Spot every line with the word "chart" and return it.

********

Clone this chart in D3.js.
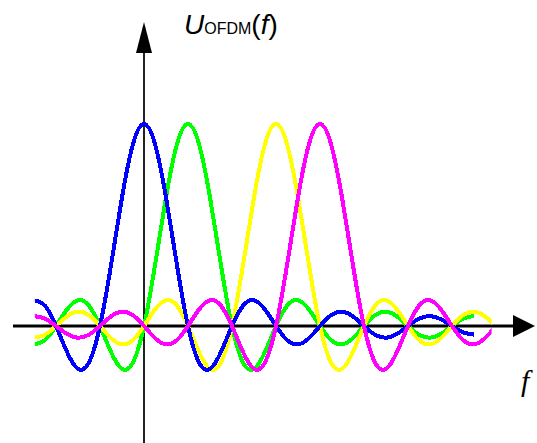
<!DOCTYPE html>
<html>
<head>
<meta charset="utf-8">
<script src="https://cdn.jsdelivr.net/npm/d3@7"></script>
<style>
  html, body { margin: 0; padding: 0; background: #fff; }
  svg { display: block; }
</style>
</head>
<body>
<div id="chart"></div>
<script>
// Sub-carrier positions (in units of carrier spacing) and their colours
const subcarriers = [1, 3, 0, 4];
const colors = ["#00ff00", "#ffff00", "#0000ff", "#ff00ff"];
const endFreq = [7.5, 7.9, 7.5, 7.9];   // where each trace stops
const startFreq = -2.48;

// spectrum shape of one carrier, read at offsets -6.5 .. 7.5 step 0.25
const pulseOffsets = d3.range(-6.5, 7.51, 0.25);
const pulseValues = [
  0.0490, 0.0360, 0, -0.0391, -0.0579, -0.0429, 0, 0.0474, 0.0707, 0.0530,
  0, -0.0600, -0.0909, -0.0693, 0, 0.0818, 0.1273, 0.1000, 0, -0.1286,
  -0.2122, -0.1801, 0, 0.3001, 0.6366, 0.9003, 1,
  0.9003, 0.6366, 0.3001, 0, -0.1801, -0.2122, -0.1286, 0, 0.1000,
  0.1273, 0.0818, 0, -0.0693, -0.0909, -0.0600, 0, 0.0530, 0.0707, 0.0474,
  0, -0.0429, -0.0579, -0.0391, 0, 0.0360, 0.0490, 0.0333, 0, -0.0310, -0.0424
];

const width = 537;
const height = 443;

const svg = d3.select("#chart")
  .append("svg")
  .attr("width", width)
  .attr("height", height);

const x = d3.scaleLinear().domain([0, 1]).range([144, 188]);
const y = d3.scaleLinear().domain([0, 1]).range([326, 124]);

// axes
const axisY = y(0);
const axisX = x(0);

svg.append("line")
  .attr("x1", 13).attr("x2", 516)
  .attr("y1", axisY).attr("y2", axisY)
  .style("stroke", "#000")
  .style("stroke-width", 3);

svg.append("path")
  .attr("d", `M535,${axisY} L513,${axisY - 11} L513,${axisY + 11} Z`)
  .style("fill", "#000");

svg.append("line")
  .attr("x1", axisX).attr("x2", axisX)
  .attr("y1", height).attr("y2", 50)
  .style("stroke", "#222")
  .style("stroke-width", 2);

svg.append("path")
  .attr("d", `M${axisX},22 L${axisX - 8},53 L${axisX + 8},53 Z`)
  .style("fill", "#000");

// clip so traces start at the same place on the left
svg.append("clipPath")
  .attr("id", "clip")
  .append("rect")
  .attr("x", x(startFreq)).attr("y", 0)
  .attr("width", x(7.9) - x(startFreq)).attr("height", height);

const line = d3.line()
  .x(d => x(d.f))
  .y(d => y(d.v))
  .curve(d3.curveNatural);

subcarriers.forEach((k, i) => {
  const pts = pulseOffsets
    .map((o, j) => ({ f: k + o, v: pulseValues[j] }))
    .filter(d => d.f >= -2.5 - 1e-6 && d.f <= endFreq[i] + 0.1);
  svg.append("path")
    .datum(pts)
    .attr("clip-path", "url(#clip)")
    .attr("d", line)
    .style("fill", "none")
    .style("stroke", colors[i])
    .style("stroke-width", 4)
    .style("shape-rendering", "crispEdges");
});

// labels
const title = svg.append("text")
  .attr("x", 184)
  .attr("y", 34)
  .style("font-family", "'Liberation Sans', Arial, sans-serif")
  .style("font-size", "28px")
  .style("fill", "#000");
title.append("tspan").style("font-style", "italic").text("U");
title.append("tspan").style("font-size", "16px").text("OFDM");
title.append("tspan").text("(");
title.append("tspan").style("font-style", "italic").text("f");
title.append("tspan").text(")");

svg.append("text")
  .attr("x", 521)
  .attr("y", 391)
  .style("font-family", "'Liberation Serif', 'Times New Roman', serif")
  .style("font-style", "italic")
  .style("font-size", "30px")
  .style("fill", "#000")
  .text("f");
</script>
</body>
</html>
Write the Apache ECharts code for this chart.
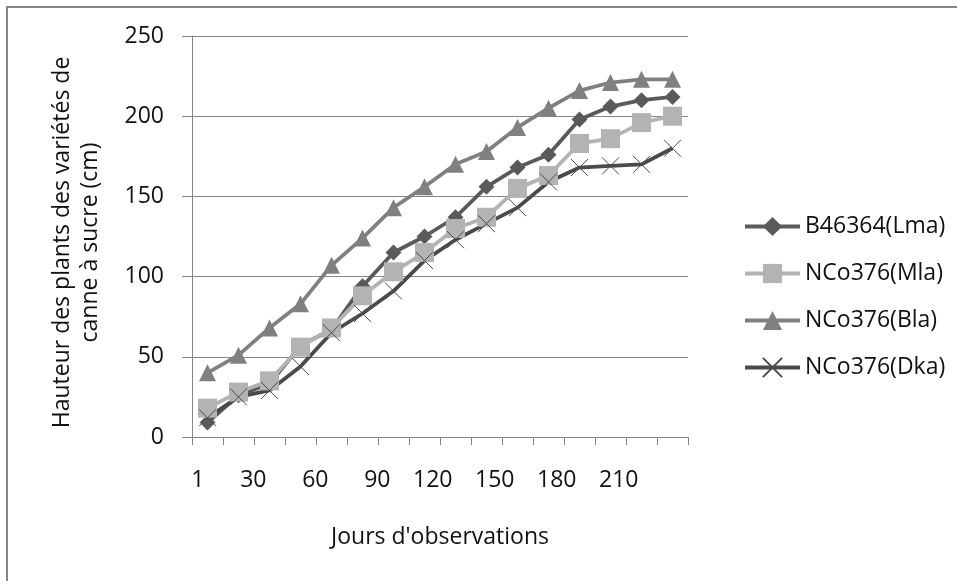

********

* _Response_
Clone this chart in D3.js.
<div id="chart"></div>
const svg = d3.select("#chart")
Write the Apache ECharts code for this chart.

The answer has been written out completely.